The committee also calls for spending $700 million for a Mars Telecommunications Orbiter that would be procured through a competitively bid fixed-price contract with a U.S. commercial provider to be delivered by December 31, 2028. The MTO would support both a Mars Sample Return mission as described in the 2017 NASA Transition Authorization Act and future robotic and human Mars missions.

Finally, the bill funds $1 billion in “improvements” at five NASA fields centers: Stennis in Mississippi ($120 million), Kennedy in Florida ($250 million), Johnson in Texas ($300 million), Marshall in Alabama ($100 million), and Michoud in Louisiana ($30 million).

The reconciliation bill’s fate is far from certain, having passed the House by the closest of margins 215-214-1 after extensive involvement by President Trump to win enough Republican votes. All Democrats voted no.

The Senate is expected to make changes meaning the bill will have to go back to the House and get passed again, but Elon Musk’s sudden intense opposition and rift with Trump will complicate the situation in both chambers.

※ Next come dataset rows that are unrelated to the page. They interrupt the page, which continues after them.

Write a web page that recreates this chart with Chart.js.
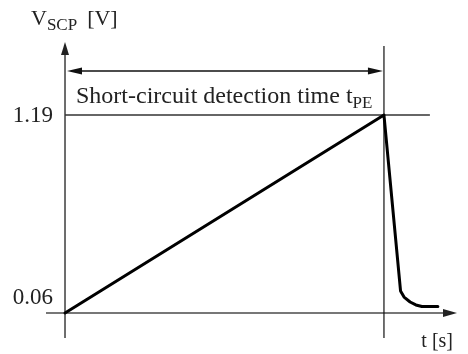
<!DOCTYPE html>
<html>
<head>
<meta charset="utf-8">
<script src="https://cdn.jsdelivr.net/npm/chart.js@4/dist/chart.umd.min.js"></script>
<style>
  html, body { margin: 0; padding: 0; background: #fff; }
  #wrap { width: 468px; height: 354px; }
</style>
</head>
<body>
<div id="wrap"><canvas id="grafico" width="468" height="354"></canvas></div>
<script>
// datos (t relativo a tPE = 1)
const tiempos = [0, 1, 1.052, 1.063, 1.082, 1.100, 1.119, 1.169];
const voltajes = [0.06, 1.19, 0.186, 0.151, 0.123, 0.106, 0.097, 0.097];
const yTicks = [0.06, 1.19];
const yTickLabels = ["0.06", "1.19"];
const tPE = 1;

const SERIF = '"Liberation Serif", "DejaVu Serif", serif';
const EJE = "#4a4a4a";

function flecha(ctx, x, y, dir, largo, ancho) {
    // dir: "up", "right", "left"
    ctx.beginPath();
    if (dir === "up") {
        ctx.moveTo(x, y);
        ctx.lineTo(x - ancho, y + largo);
        ctx.lineTo(x + ancho, y + largo);
    } else if (dir === "right") {
        ctx.moveTo(x, y);
        ctx.lineTo(x - largo, y - ancho);
        ctx.lineTo(x - largo, y + ancho);
    } else {
        ctx.moveTo(x, y);
        ctx.lineTo(x + largo, y - ancho);
        ctx.lineTo(x + largo, y + ancho);
    }
    ctx.closePath();
    ctx.fill();
}

const ejesPlugin = {
    id: "ejes",
    beforeDatasetsDraw(chart) {
        const ctx = chart.ctx;
        const xs = chart.scales.x, ys = chart.scales.y;
        const area = chart.chartArea;
        const x0 = xs.getPixelForValue(0);
        const y0 = ys.getPixelForValue(yTicks[0]);
        const xPE = xs.getPixelForValue(tPE);
        const yTop = ys.getPixelForValue(yTicks[1]);

        ctx.save();
        ctx.strokeStyle = EJE;
        ctx.fillStyle = "#222";
        ctx.lineWidth = 1.6;

        // eje Y
        ctx.beginPath();
        ctx.moveTo(x0, area.bottom);
        ctx.lineTo(x0, area.top + 10);
        ctx.stroke();
        flecha(ctx, x0, area.top, "up", 13, 4);

        // eje X
        ctx.beginPath();
        ctx.moveTo(area.left, y0);
        ctx.lineTo(area.right - 10, y0);
        ctx.stroke();
        flecha(ctx, area.right, y0, "right", 14, 4);

        // linea horizontal 1.19
        ctx.strokeStyle = "#333";
        ctx.lineWidth = 1.4;
        ctx.beginPath();
        ctx.moveTo(x0, yTop);
        ctx.lineTo(xs.getPixelForValue(1.144), yTop);
        ctx.stroke();

        // linea vertical tPE
        ctx.lineWidth = 1.2;
        ctx.strokeStyle = "#111";
        ctx.beginPath();
        ctx.moveTo(xPE, area.top + 4);
        ctx.lineTo(xPE, area.bottom);
        ctx.stroke();

        // flecha doble
        const yF = 71;
        ctx.strokeStyle = "#111";
        ctx.fillStyle = "#111";
        ctx.lineWidth = 1.3;
        ctx.beginPath();
        ctx.moveTo(x0 + 12, yF);
        ctx.lineTo(xPE - 12, yF);
        ctx.stroke();
        flecha(ctx, x0 + 2, yF, "left", 15, 3.5);
        flecha(ctx, xPE - 1, yF, "right", 15, 3.5);

        // textos
        ctx.fillStyle = "#222";
        ctx.textBaseline = "alphabetic";
        ctx.font = "23px " + SERIF;
        ctx.textAlign = "right";
        ctx.fillText(yTickLabels[1], x0 - 12, yTop + 7);
        ctx.fillText(yTickLabels[0], x0 - 12, y0 - 9);

        ctx.textAlign = "left";
        let tx = 76;
        const txt = "Short-circuit detection time t";
        ctx.font = "24px " + SERIF;
        ctx.fillText(txt, tx, 103);
        tx += ctx.measureText(txt).width;
        ctx.font = "17px " + SERIF;
        ctx.fillText("PE", tx, 108);

        // etiqueta eje Y
        ctx.font = "22px " + SERIF;
        ctx.fillText("V", 31, 25);
        let vx = 31 + ctx.measureText("V").width;
        ctx.font = "17px " + SERIF;
        ctx.fillText("SCP", vx, 30);
        vx += ctx.measureText("SCP").width + 10;
        ctx.font = "22px " + SERIF;
        ctx.fillText("[V]", vx, 25);

        // etiqueta eje X
        ctx.textAlign = "right";
        ctx.font = "20px " + SERIF;
        ctx.fillText("t [s]", 453, 347);
        ctx.restore();
    }
};

const puntos = tiempos.map((t, i) => ({ x: t, y: voltajes[i] }));

new Chart(document.getElementById("grafico"), {
    type: "scatter",
    data: {
        datasets: [{
            data: puntos,
            showLine: true,
            borderColor: "#000",
            borderWidth: 3,
            pointRadius: 0,
            tension: 0,
            borderJoinStyle: "round",
            borderCapStyle: "round"
        }]
    },
    options: {
        responsive: false,
        animation: false,
        layout: { padding: { left: 46, right: 11, top: 42, bottom: 16 } },
        plugins: {
            legend: { display: false },
            tooltip: { enabled: false }
        },
        scales: {
            x: { type: "linear", display: false, min: -0.0596, max: 1.229 },
            y: { type: "linear", display: false, min: -0.0827, max: 1.607 }
        }
    },
    plugins: [ejesPlugin]
});
</script>
</body>
</html>
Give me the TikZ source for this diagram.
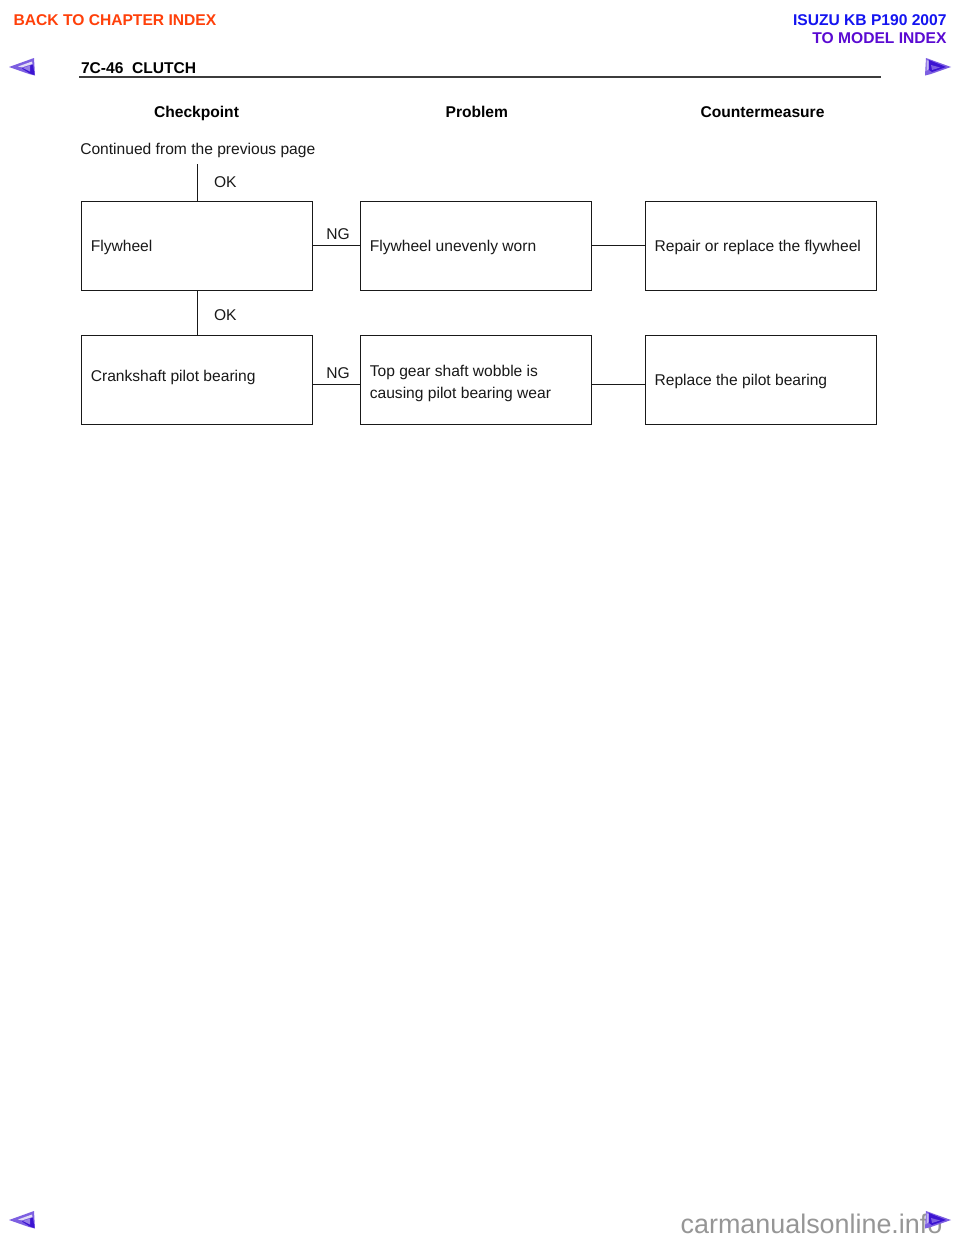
\documentclass[tikz,border=0pt]{standalone}
\usepackage{fontspec}
\setmainfont{Liberation Sans}
\definecolor{backred}{RGB}{255,64,10}
\definecolor{isuzublue}{RGB}{20,20,240}
\definecolor{modelviolet}{RGB}{90,10,210}
\definecolor{arrowmid}{RGB}{125,95,225}
\definecolor{arrowdark}{RGB}{60,20,210}
\definecolor{arrowlight}{RGB}{225,220,245}
\definecolor{wmgray}{RGB}{150,150,150}
\definecolor{rulegray}{RGB}{60,60,60}
\definecolor{linegray}{RGB}{25,25,25}
\tikzset{
  x=1pt,y=-1pt,
  txt/.style={anchor=base west,inner sep=0pt,outer sep=0pt,font=\fontsize{15.6}{18}\selectfont,text=black!90},
  head/.style={anchor=base,inner sep=0pt,outer sep=0pt,font=\fontsize{15.6}{18}\selectfont\bfseries,text=black},
  toplink/.style={inner sep=0pt,outer sep=0pt,font=\fontsize{15.6}{18}\selectfont\bfseries},
  boxn/.style={draw=linegray,line width=1.2pt,minimum width=231.2pt,minimum height=88.9pt,inner sep=0pt,outer sep=0pt,anchor=north west},
  conn/.style={draw=linegray,line width=1.1pt},
}
\newcommand{\navleft}[2]{%
  \begin{scope}[shift={(#1,#2)}]
    \fill[arrowmid] (0,0) -- (25,-9) -- (26,8.5) -- (20,7) -- cycle;
    \fill[arrowdark] (13,1.5) -- (24,-2.5) -- (25.5,8) -- (21,6.5) -- cycle;
    \fill[arrowmid!80!white] (14,1) -- (21,-1.5) -- (21,4.5) -- cycle;
    \fill[arrowlight] (9,-0.5) -- (23,-5.5) -- (23.5,-3) -- (13,0.3) -- cycle;
  \end{scope}}
\newcommand{\navright}[2]{%
  \begin{scope}[shift={(#1,#2)}]
    \fill[arrowmid] (26,0) -- (1,-9) -- (0,8.5) -- (6,7) -- cycle;
    \fill[arrowdark] (4,-7) -- (21,0) -- (7,5) -- (4,3) -- cycle;
    \fill[arrowmid] (6,-2) -- (15,0.5) -- (7,3) -- cycle;
    \fill[arrowlight!70!arrowmid] (1.5,-7) -- (3.5,-6) -- (3.5,2) -- (1.5,4) -- cycle;
  \end{scope}}
\begin{document}
\begin{tikzpicture}
\useasboundingbox (0,0) rectangle (960,1242);
\fill[white] (0,0) rectangle (960,1242);

\node[toplink,anchor=base west,text=backred] (back) at (13.7,25.5) {BACK TO CHAPTER INDEX};
\node[toplink,anchor=base east,text=isuzublue] (isuzu) at (946.5,25.5) {ISUZU KB P190 2007};
\node[toplink,anchor=base east,text=modelviolet] (model) at (946.5,43) {TO MODEL INDEX};

\navleft{9}{67}
\navright{925}{67}
\navleft{9}{1220}

\node[toplink,anchor=base west,text=black] (title) at (81,73) {7C-46\hspace{0.55em}CLUTCH};
\coordinate (ruleL) at (79,76.8);
\coordinate (ruleR) at (881,76.8);
\draw[rulegray,line width=1.6pt] (ruleL) -- (ruleR);

\node[head] (h1) at (196.5,117) {Checkpoint};
\node[head] (h2) at (476.8,117) {Problem};
\node[head] (h3) at (762.5,117) {Countermeasure};

\node[txt] (cont) at (80.3,154) {Continued from the previous page};
\coordinate (start) at (197.5,164);

\node[boxn] (b1) at (81.2,201.2) {};
\node[boxn] (b2) at (360.4,201.2) {};
\node[boxn] (b3) at (645.4,201.2) {};
\node[boxn] (b4) at (81.2,335.4) {};
\node[boxn] (b5) at (360.4,335.4) {};
\node[boxn] (b6) at (645.4,335.4) {};

\node[txt] (t1) at (90.8,251) {Flywheel};
\node[txt] (t2) at (369.8,251) {Flywheel unevenly worn};
\node[txt] (t3) at (654.6,251) {Repair or replace the flywheel};
\node[txt] (t4) at (90.8,381) {Crankshaft pilot bearing};
\node[txt] (t5a) at (369.8,376) {Top gear shaft wobble is};
\node[txt] (t5b) at (369.8,398) {causing pilot bearing wear};
\node[txt] (t6) at (654.6,385) {Replace the pilot bearing};

\node[txt] (ok1) at (214,187.5) {OK};
\node[txt] (ok2) at (214,320.5) {OK};
\node[txt] (ng1) at (326.3,239) {NG};
\node[txt] (ng2) at (326.3,378) {NG};

\draw[conn] (start) -- (start |- b1.north);
\draw[conn] (start |- b1.south) -- (start |- b4.north);
\draw[conn] (b1.east) -- (b2.west);
\draw[conn] (b2.east) -- (b3.west);
\coordinate (j1) at (b4.east |- 0,384.4);
\coordinate (j2) at (b5.west |- 0,384.4);
\coordinate (j3) at (b5.east |- 0,384.4);
\coordinate (j4) at (b6.west |- 0,384.4);
\draw[conn] (j1) -- (j2);
\draw[conn] (j3) -- (j4);

\node[anchor=base west,inner sep=0pt,text=wmgray,font=\fontsize{26.9}{30}\selectfont] (wm) at (680.5,1233.5) {carmanualsonline.info};
\navright{925}{1220}
\end{tikzpicture}
\end{document}
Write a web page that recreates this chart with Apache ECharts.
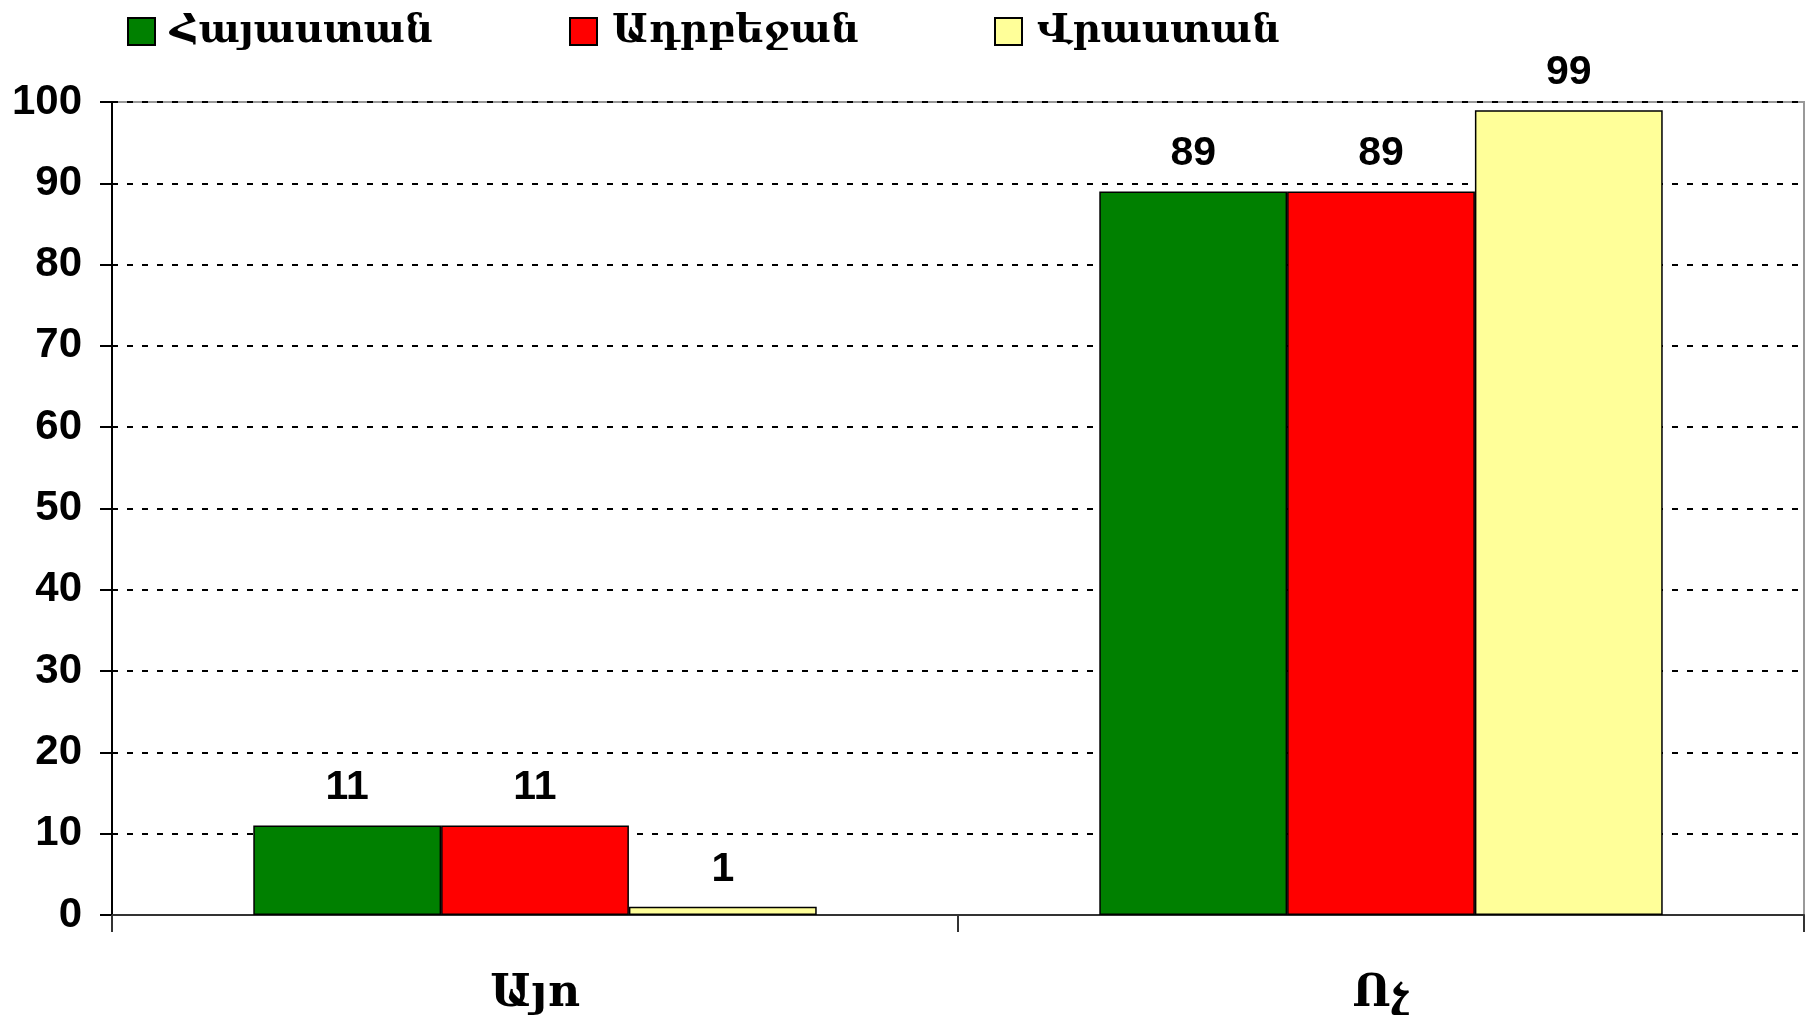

The reconciliation bill is separate from appropriations. Trump just sent the details of his FY2026 budget request to Congress on May 30. Trump proposed cutting $6 billion, or 24.3 percent, from NASA’s budget including a nearly 50 percent cut to science. The Commerce Committee’s portion of the reconciliation bill barely addresses science, but appropriators will have their own chance to weigh in on NASA’s future as the appropriations process gets underway.